An NDA may be used in various situations to ensure that your business’s proprietary information remains confidential.
For instance, when engaging in negotiations or discussions with potential business partners, investors, or contractors, it is crucial to protect your trade secrets, financial data, customer lists, marketing strategies, and any other confidential information.
Similarly, if you are engaging in negotiations for the sale of your business, an NDA is crucial to protect information shared with prospective buyers.
By having parties sign an NDA, you can establish legal protection and discourage the unauthorised disclosure or misuse of your sensitive and confidential information.
Benefits of an NDA
The benefits of having a non-disclosure agreement are numerous.
NDAs provide a legal framework for maintaining confidentiality
By clearly defining the information that is considered confidential and specifying how it should be handled, an NDA helps prevent unauthorised use or disclosure, protecting your business’s competitive advantage.
An NDA can help to instil trust and confidence in business relationships
By entering into an NDA before sharing confidential information, parties foster a sense of trust by demonstrating a commitment to protect each other’s interests.
NDA’s act as a deterrent against potential breaches
Knowing that they have legally bound themselves to maintain confidentiality, the receiving party is more likely to exercise caution and take the necessary steps to safeguard the shared information.
NDA’s provides a legal recourse in case of a breach
If a party violates the terms of the agreement by disclosing or misusing confidential information, the injured party may seek legal remedies such as injunctions, damages, specific performance or any other remedies specified in the NDA to protect the business and seek compensation for any harm caused.
Key Terms of an NDA
An NDA should clearly define what information is considered confidential.
This can include technical data, financial information, trade secrets, customer and supplier lists, marketing strategies, and any other sensitive business information.
The NDA should also specify the purpose for which the confidential information is being shared. This ensures that the receiving party understands the limited scope of use and prevents them from using the information for purposes other than what is intended.

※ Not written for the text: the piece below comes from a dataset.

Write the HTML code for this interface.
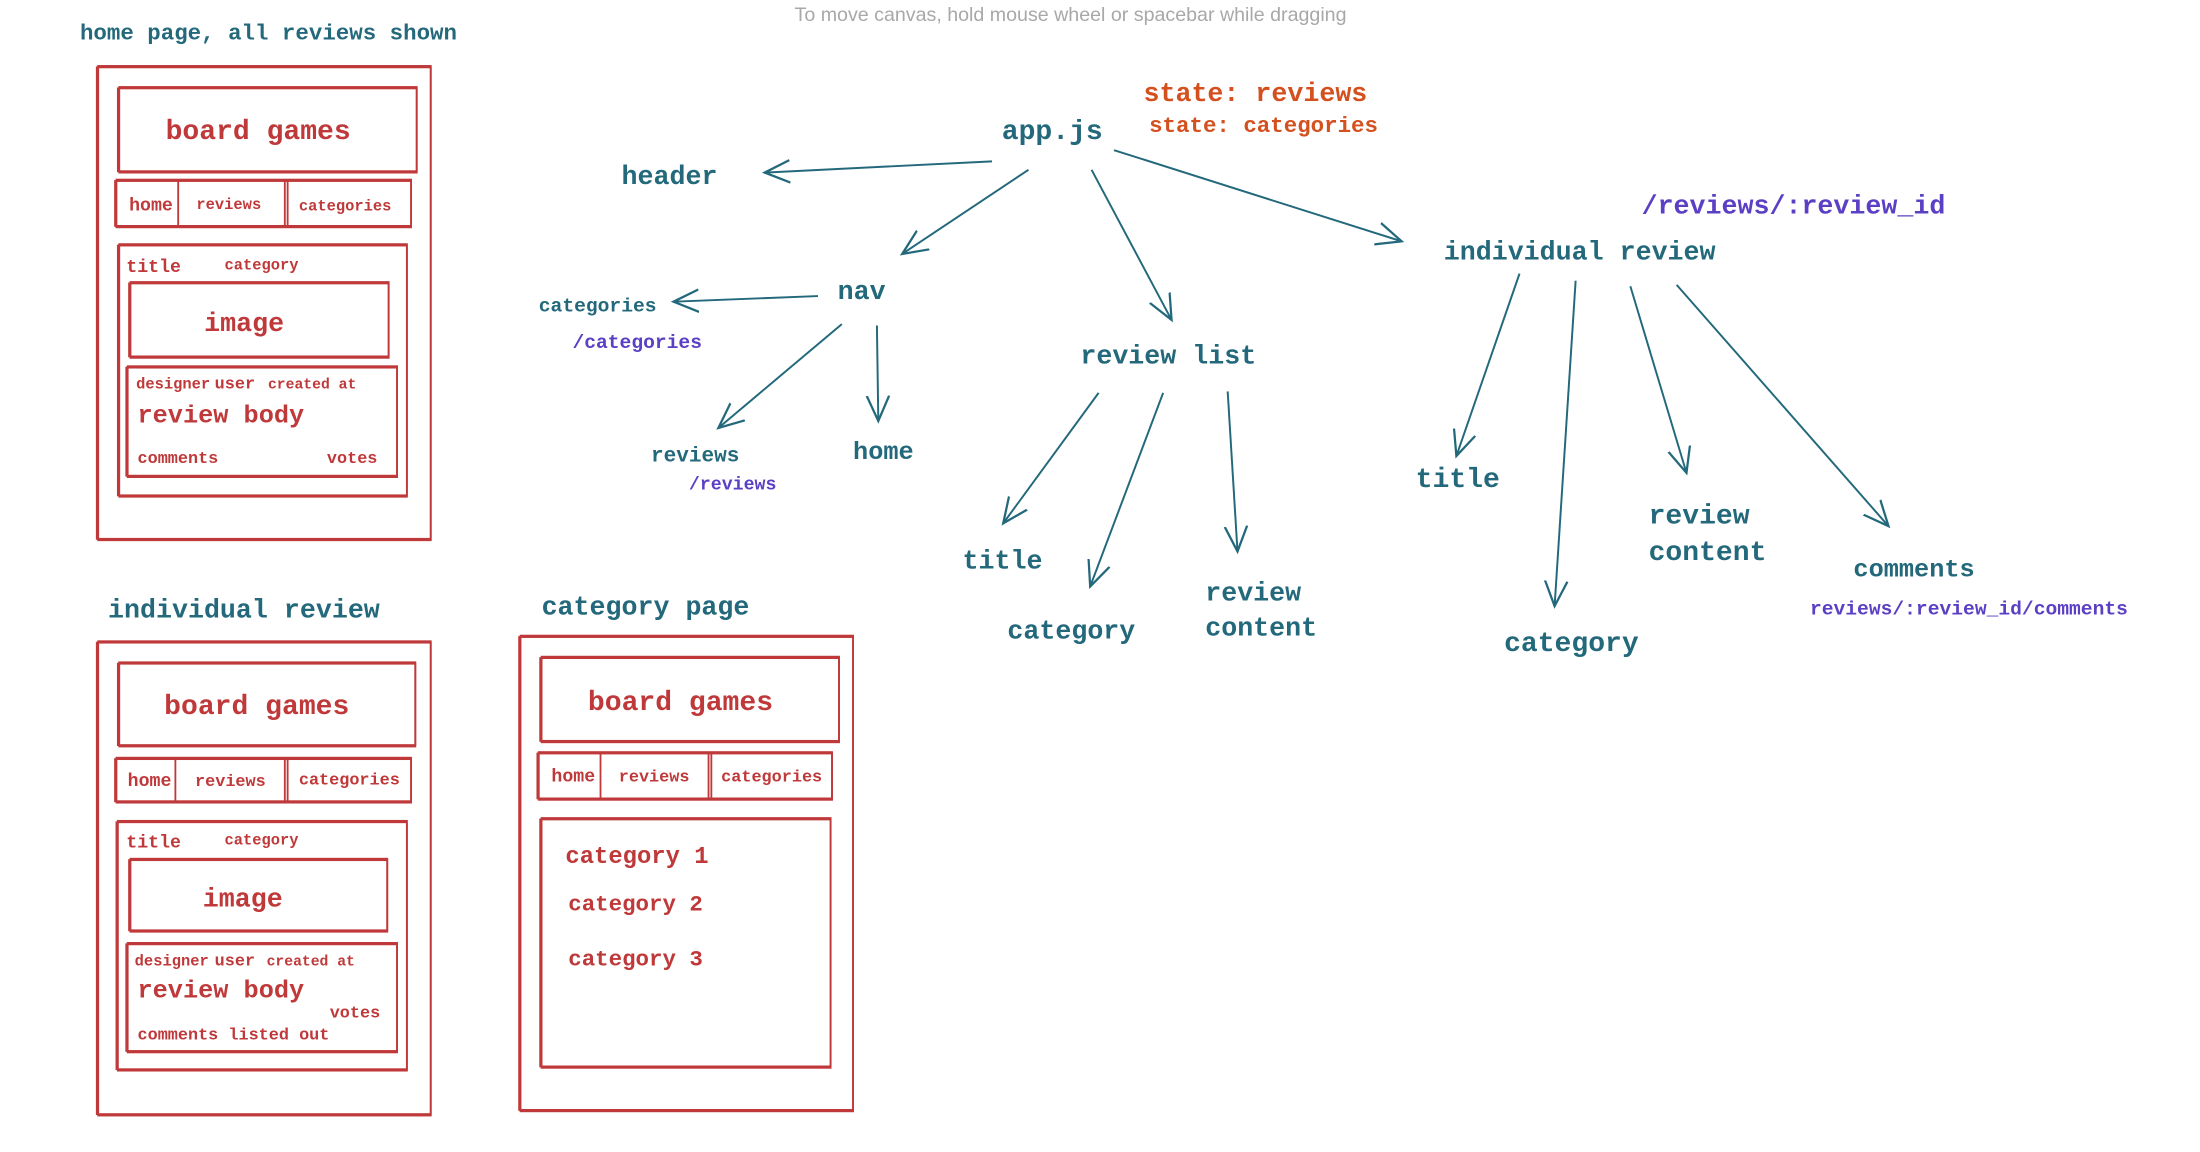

The agreement should also outline the obligations of the receiving party regarding the handling of confidential information.
This may include requirements such as implementing processes to maintain confidentiality, limiting access to authorised individuals, applying strict security measures, and returning or destroying the information after the purpose of sharing it has been fulfilled.
The NDA should also address the term of the agreement, specifying the duration of the confidentiality obligations. It can be for a specific period or continue indefinitely, depending on the nature of the information and the needs of the parties involved.
Finally, it is essential to include provisions addressing the consequences of a breach. As noted, this may include remedies such as injunctive relief, monetary damages, indemnification, and legal costs.
Conclusion
The overarching purpose of an NDA is to protect and safeguard confidential information owned by a business when it is shared between two or more parties.
NDAs are particularly beneficial during negotiations involving potential partnerships, joint ventures, investors, and contractors, as it allows both parties to be transparent in their dealings without fear that the information may be disclosed or used in an inappropriate manner.
The information in this article is general in nature and does not constitute professional advice.